━━━━━ Supplied information
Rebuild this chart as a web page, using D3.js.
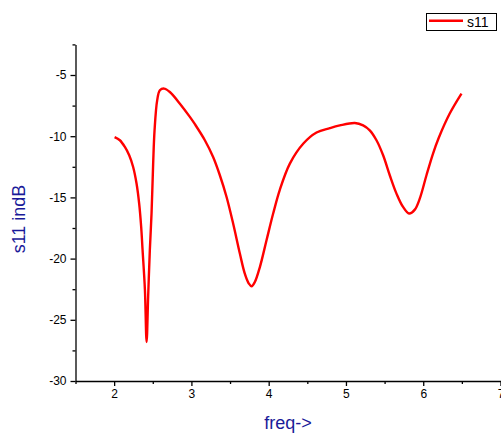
<!DOCTYPE html>
<html><head><meta charset="utf-8">
<script src="https://cdn.jsdelivr.net/npm/d3@7"></script>
<style>body{margin:0;background:#fff;overflow:hidden}svg{display:block}</style>
</head><body>
<script>
const freq = [2.006,2.074,2.139,2.195,2.246,2.290,2.324,2.350,2.368,2.398,2.420,2.440,2.462,2.484,2.505,2.523,2.557,2.592,2.647,2.721,2.851,2.980,3.045,3.174,3.281,3.368,3.455,3.540,3.627,3.691,3.743,3.778,3.821,3.886,3.972,4.058,4.144,4.274,4.446,4.619,4.791,4.920,5.115,5.222,5.308,5.395,5.481,5.567,5.654,5.739,5.817,5.891,5.955,6.042,6.127,6.200,6.343,6.495];
const s11 = [-10.07,-10.33,-10.88,-11.56,-12.52,-13.87,-15.51,-17.42,-19.30,-22.50,-26.81,-23.14,-19.30,-16.32,-12.24,-9.52,-7.07,-6.25,-6.11,-6.39,-7.34,-8.42,-9.02,-10.33,-11.70,-13.19,-14.97,-17.14,-19.59,-21.23,-22.04,-22.26,-21.91,-20.69,-18.50,-16.32,-14.38,-12.24,-10.62,-9.70,-9.34,-9.12,-8.92,-9.11,-9.52,-10.33,-11.56,-13.19,-14.69,-15.78,-16.32,-16.00,-15.10,-13.19,-11.42,-10.15,-8.15,-6.52];
const xTicks = [2,3,4,5,6,7];
const xMinor = [1.5,2.5,3.5,4.5,5.5,6.5];
const yTicks = [-30,-25,-20,-15,-10,-5];
const yMinor = [-27.5,-22.5,-17.5,-12.5,-7.5,-2.5];
const seriesName = "s11";
const xLabel = "freq->";
const yLabel = "s11 indB";

const W = 501, H = 436;
const svg = d3.select("body").append("svg").attr("width", W).attr("height", H);
const x = d3.scaleLinear().domain([1.5, 7]).range([75.5, 500.5]);
const y = d3.scaleLinear().domain([-30, -2.5]).range([381, 44.4]);
const font = "Arial, 'Liberation Sans', sans-serif";

// curve
const line = d3.line().x((d,i)=>x(freq[i])).y((d,i)=>y(s11[i])).curve(d3.curveCatmullRom.alpha(0.5));
svg.append("path").datum(s11).attr("d", line).attr("fill","none")
  .attr("stroke","#ff0000").attr("stroke-width",2.4).attr("stroke-linejoin","round");

// x axis
const gx = svg.append("g").attr("transform","translate(0,381)");
gx.call(d3.axisBottom(x).tickValues(xTicks).tickSize(5).tickSizeOuter(0).tickPadding(3).tickFormat(d3.format("d")));
gx.append("g").call(d3.axisBottom(x).tickValues(xMinor).tickSize(3).tickSizeOuter(0).tickFormat(""))
  .select(".domain").remove();
// y axis
const gy = svg.append("g").attr("transform","translate(75.5,0)");
gy.call(d3.axisLeft(y).tickValues(yTicks).tickSize(5).tickSizeOuter(0).tickPadding(4).tickFormat(d=>String(d)));
gy.append("g").call(d3.axisLeft(y).tickValues(yMinor).tickSize(3).tickSizeOuter(0).tickFormat(""))
  .select(".domain").remove();
svg.selectAll(".domain, .tick line").attr("stroke","#000").attr("stroke-width",1.3);
svg.selectAll(".tick text").attr("font-family",font).attr("font-size",12).attr("fill","#000");

// axis titles
svg.append("text").attr("x",288).attr("y",428.5).attr("text-anchor","middle")
  .attr("font-family",font).attr("font-size",18).attr("fill","#1a1a99").text(xLabel);
svg.append("text").attr("transform","translate(24.5,219) rotate(-90)").attr("text-anchor","middle")
  .attr("font-family",font).attr("font-size",18).attr("fill","#1a1a99").text(yLabel);

// legend
const lg = svg.append("g");
lg.append("rect").attr("x",426.5).attr("y",13.5).attr("width",70).attr("height",17)
  .attr("fill","#fff").attr("stroke","#000").attr("stroke-width",1);
lg.append("line").attr("x1",429).attr("x2",463).attr("y1",20.7).attr("y2",20.7)
  .attr("stroke","#ff0000").attr("stroke-width",2.4);
lg.append("text").attr("x",467).attr("y",27).attr("font-family",font).attr("font-size",14).attr("fill","#000").text(seriesName);
</script>
</body></html>
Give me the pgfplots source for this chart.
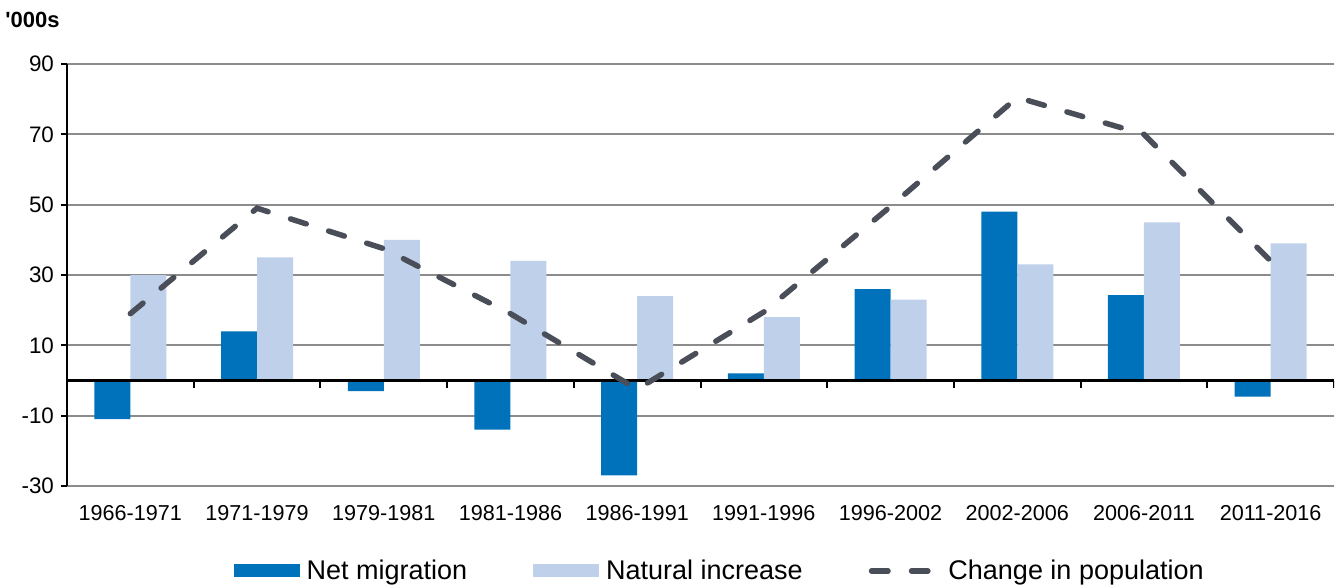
━━━━━━━━━━
What is required → Go through the listing above and locate each line that holds the word "chart". Copy those lines.

The result →
Rebuild this chart as a web page, using D3.js.
Give me the pgfplots source for this chart.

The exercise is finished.